U.S. Presses China on Pirating of Music and Movies
In a last-ditch effort to defuse a trade dispute, U.S. and Chinese negotiators inched closer to agreement Thursday on ways to curtail the piracy of such intellectual property as recordings, movie videos and computer software.
But U.S. officials said they still want China to make a “down payment” on promises to toughen copyright and patent enforcement by shutting down at least one of the factories cranking out bootleg compact discs, laser discs and CD-ROMs.

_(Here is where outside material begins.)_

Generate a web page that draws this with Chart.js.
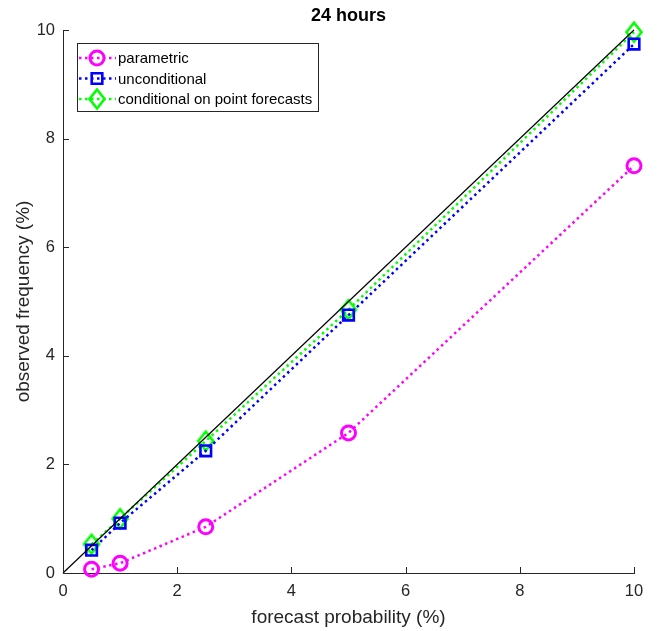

Negotiators finished a second day of talks Thursday and planned to continue to meet into the weekend. While China has launched highly publicized raids on street vendors and retailers, it has not moved against any of the country’s 29 CD factories, which are generally joint ventures involving state-owned enterprises or ministries.
The United States has set a Feb. 4 deadline for China to make significant progress in controlling piracy of music, films and software or face increased tariffs on its goods imported by the United States.
On Dec. 31, U.S. Trade Representative Mickey Kantor announced that the United States would impose tariffs of 100% on $2.8 billion worth of imported Chinese-made goods.
China immediately threatened to retaliate against American companies seeking pieces of the Chinese market.
At the same time, however, the Chinese submitted a 15-point plan to U.S. officials to toughen protection of intellectual property.